EDWARD WILLIS REDFIELD
1869 - 1965
Title: "Boothbay Harbor - Maine"
Date: c. 1905
Size: Height 32 inches Width 37 1/2 inches (framed)
This important American Impressionist artist was born in Bridgeville, Delaware, in 1869. He studied at the Spring Garden Institute, Franklin Institute and then enrolled at the Pennsylvania Academy from 1887 to 1889 where he studied under Thomas Anshutz, James Kelly and Thomas Hovenden. His friend and fellow artist, Robert Henri, travelled abroad with him in 1889 and studied at the Academie Julian in Paris under the tutelage of William Bouguereau and Tony Robert-Fleury. Upon his return to the United States he settled in Glenside, Pennsylvania, remaining there until 1898, later moving to Centre Bridge, a town several miles north of New Hope, along the Delaware River. He spent his summers in Maine first at Boothbay Harbor and beginning in the 1920s, on Monhegan Island. There he painted colorful marine and coastal scenes as well as the island’s landscape and harbors.
During the summer of 1890 Robert Henri and Redfield travelled together to Saint-Nazaire and it was from these travels that Redfield noted his greatest influences were from Monet, Pissaro and Fritz Thaulow, a Norwegian Impressionist renowned for his snowy landscapes. By 1891 Redfield was staying at the Hotel Deligant in Brolles near Fontainbleau with a group of American artists. It was here that he painted “Road-Forest of Fountainbleau” which was accepted at the Paris Salon. This was a turning point in his career for this painting was sold to the Pennsylvania Academy. He returned to Paris in 1907 and exhibited a small but important body of work at the Paris Salon, one of which was duly recognized with an Honorable Mention. Numerous awards were to follow including a Gold Medal at the prestigious Buenos Aires Exposition. At the Panama-Pacific Exposition in San Francisco of 1915 an entire gallery was dedicated to twenty of his paintings. With the exception of John Singer Sargent, Redfield is said to have won more prizes, awards, and medals than any other American artist of the 20th century.

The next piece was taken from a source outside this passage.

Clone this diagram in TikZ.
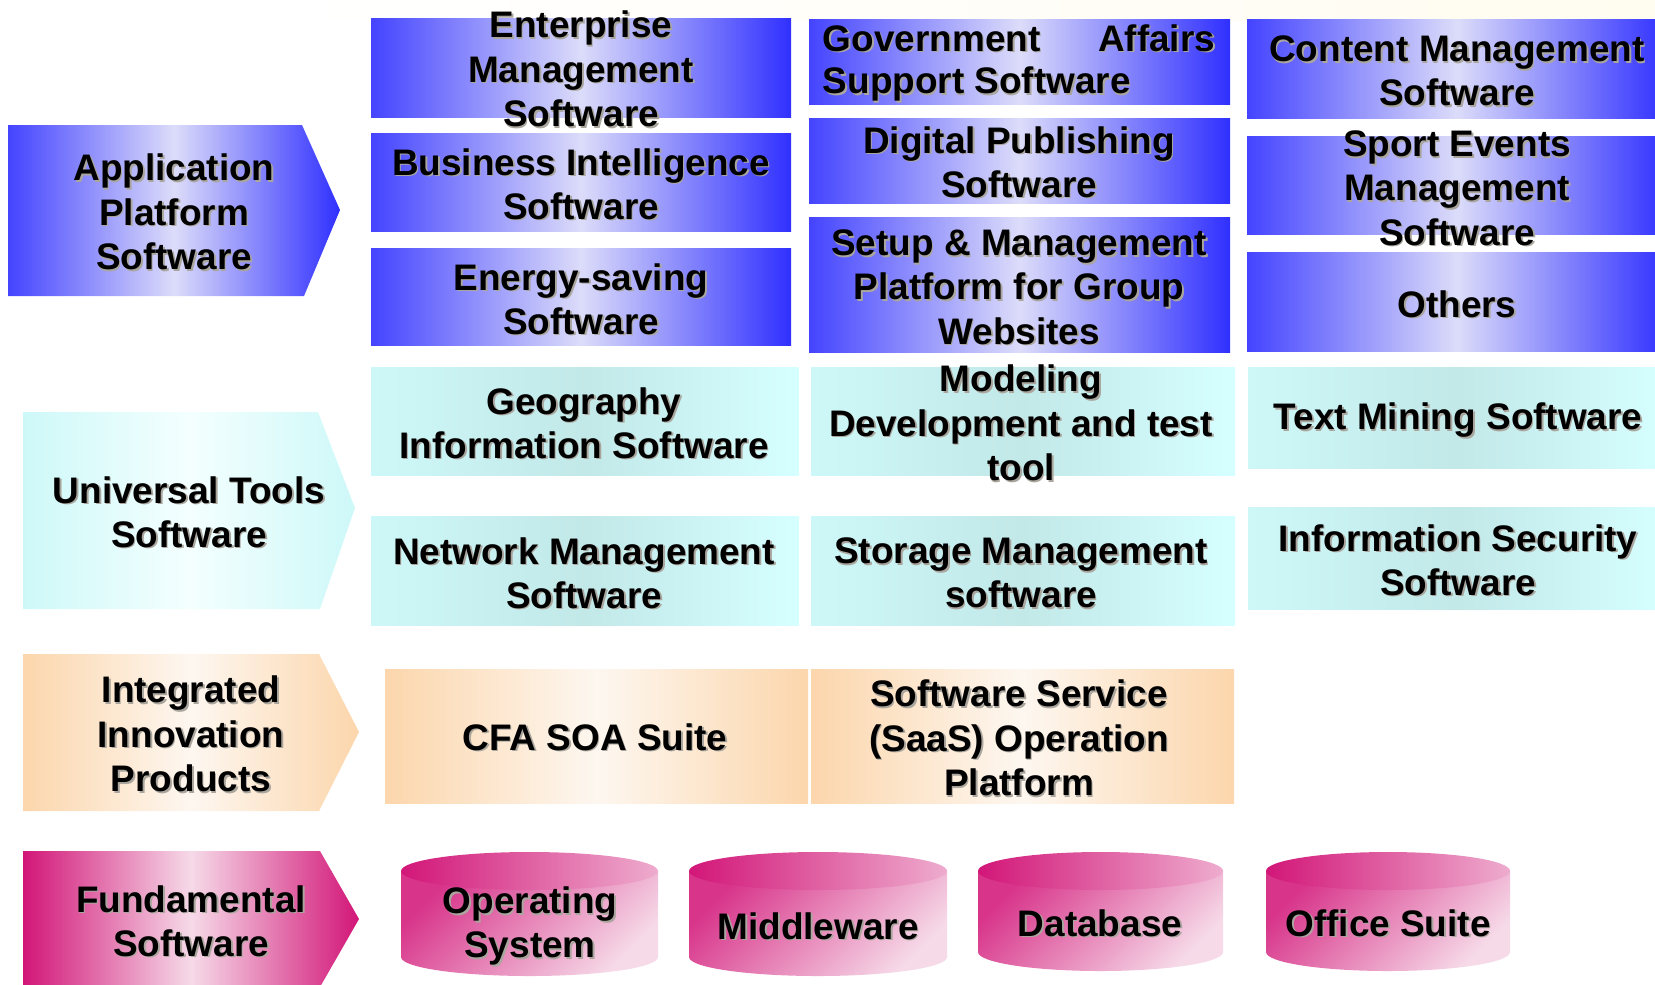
\documentclass[tikz,border=0pt]{standalone}
\usepackage{fontspec}
\setmainfont{Liberation Sans}

\definecolor{bluedeep}{RGB}{68,68,255}
\definecolor{bluedark}{RGB}{48,48,255}
\definecolor{bluelite}{RGB}{220,220,250}
\definecolor{cyanedge}{RGB}{206,248,248}
\definecolor{cyanright}{RGB}{214,255,255}
\definecolor{cyanmid}{RGB}{194,232,232}
\definecolor{cyanlite}{RGB}{244,255,255}
\definecolor{orangeedge}{RGB}{252,214,172}
\definecolor{orangelite}{RGB}{253,247,240}
\definecolor{pinkdeep}{RGB}{210,22,120}
\definecolor{pinkbody}{RGB}{216,52,138}
\definecolor{pinktop}{RGB}{238,172,206}
\definecolor{pinklite}{RGB}{246,218,232}
\definecolor{creamtint}{RGB}{255,252,240}
\definecolor{shadowgray}{RGB}{170,166,158}

% label with a grey drop shadow
\newcommand{\sdtext}[3]{%
  \node[lbl, text=shadowgray] (#2-sh) at ([shift={(1.6,1.6)}]#1) {#3};
  \node[lbl] (#2) at (#1) {#3};
}

\begin{document}
\begin{tikzpicture}[x=0.01cm, y=-0.01cm,
    lbl/.style={font=\bfseries\fontsize{10.5}{12.6}\selectfont, align=center, inner sep=0pt},
    bluebox/.style={left color=bluedeep, right color=bluedark, middle color=bluelite},
    cyanbox/.style={left color=cyanedge, right color=cyanright, middle color=cyanmid},
    cyanarrow/.style={left color=cyanedge, right color=cyanedge, middle color=cyanlite},
    orangebox/.style={left color=orangeedge, right color=orangeedge, middle color=orangelite},
    pinkarrow/.style={left color=pinkdeep, right color=pinkdeep, middle color=pinklite},
    cylbody/.style={top color=pinkbody, bottom color=pinklite, shading angle=45},
    cyltop/.style={left color=pinkdeep, right color=pinktop}]
  \useasboundingbox (0,0) rectangle (1655,984);
  \shade[left color=white, right color=creamtint] (280,0) rectangle (1655,20);

  % row heads
  \shade[bluebox] (8,125) -- (302,125) -- (340,210) -- (304,296) -- (8,296) -- cycle;
  \shade[cyanarrow] (23,412) -- (318,412) -- (355,508) -- (320,609) -- (23,609) -- cycle;
  \shade[orangebox] (23,654) -- (319,654) -- (359,732) -- (319,811) -- (23,811) -- cycle;
  \shade[pinkarrow] (23,851) -- (320,851) -- (359,919) -- (320,987) -- (23,987) -- cycle;

  % application boxes
  \foreach \xa/\xb/\ya/\yb in {371/791/18/117, 371/791/133/231, 371/791/248/345,
      809/1230/19/104, 809/1230/118/203, 809/1230/217/352,
      1247/1667/19/118, 1247/1667/136/234, 1247/1667/252/351}
    \shade[bluebox] (\xa,\ya) rectangle (\xb,\yb);

  % tools boxes
  \foreach \xa/\xb/\ya/\yb in {371/799/367/475, 371/799/516/625,
      811/1235/367/475, 811/1235/516/625,
      1248/1667/367/468, 1248/1667/507/609}
    \shade[cyanbox] (\xa,\ya) rectangle (\xb,\yb);

  % integrated products
  \shade[orangebox] (385,669) rectangle (808,803);
  \shade[orangebox] (811,669) rectangle (1234,803);

  % fundamental software cylinders
  \foreach \l/\r/\b in {401/658/957, 689/947/957, 978/1223/952, 1266/1510/952} {
    \shade[cylbody] (\l,871) -- (\l,\b) arc[start angle=180, end angle=0, x radius={(\r-\l)/2}, y radius=19] -- (\r,871) -- cycle;
    \shade[cyltop] ({(\l+\r)/2},871) ellipse[x radius={(\r-\l)/2}, y radius=19];
  }

  \sdtext{174,212}{app}{Application\\Platform\\Software}
  \sdtext{189,512}{uni}{Universal Tools\\Software}
  \sdtext{191,734}{integ}{Integrated\\Innovation\\Products}
  \sdtext{191,921}{fund}{Fundamental\\Software}

  \sdtext{581,69}{ent}{Enterprise\\Management\\Software}
  \sdtext{581,184}{bi}{Business Intelligence\\Software}
  \sdtext{581,299}{energy}{Energy-saving\\Software}
  \sdtext{1019,63}{gov}{\makebox[3.92cm][s]{Government Affairs}\\[-0.5pt]\makebox[3.92cm][l]{Support Software}}
  \sdtext{1019,162}{digital}{Digital Publishing\\Software}
  \sdtext{1019,287}{setup}{Setup \& Management\\Platform for Group\\Websites}
  \sdtext{1457,71}{cms}{Content Management\\Software}
  \sdtext{1457,188}{sport}{Sport Events\\Management\\Software}
  \sdtext{1457,304}{others}{Others}

  \sdtext{584,423}{geo}{Geography\\Information Software}
  \sdtext{584,573}{netmgmt}{Network Management\\Software}
  \sdtext{1021,423}{model}{Modeling\\Development and test\\tool}
  \sdtext{1021,573}{storage}{Storage Management\\software}
  \sdtext{1458,420}{textmine}{Text Mining Software}
  \sdtext{1458,560}{infosec}{Information Security\\Software}

  \sdtext{595,737}{cfa}{CFA SOA Suite}
  \sdtext{1019,738}{saas}{Software Service\\(SaaS) Operation\\Platform}

  \sdtext{530,926}{os}{Operating\\System}
  \sdtext{818,926}{mw}{Middleware}
  \sdtext{1100,923}{db}{Database}
  \sdtext{1388,923}{office}{Office Suite}
\end{tikzpicture}
\end{document}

Redfield’s bold Impressionist style which defined his reputation as one of the most accomplished American Impressionist painters of the early twentieth century, is divided between his snow scenes and his Boothbay Harbor, Maine plein-air landscapes, equally admired and sought after by museums and collectors alike. From 1905 Redfield’s style had evolved using thick vigorous brushstrokes tightly woven and layered with extraordinary color tones -- his time spent in Paris greatly influencing his work.
Museums where this artist’s work may be seen include The Smithsonian; Metropolitan Museum of Art; Pennsylvania Academy of Fine Arts; Museum Luxembourg, Paris; Boston Museum of Art; Brooklyn Art Institute, Chicago Art Institute, etc.
This painting will be included in the forthcoming catalogue raisonne on Edward Willis Redfield by Dr. Thomas Folk. According to Dr. Folk, this painting is listed in the inventory of the artist’s estate by his daughter-in-law. This wonderful example of his work is presented in excellent condition and is signed by the artist.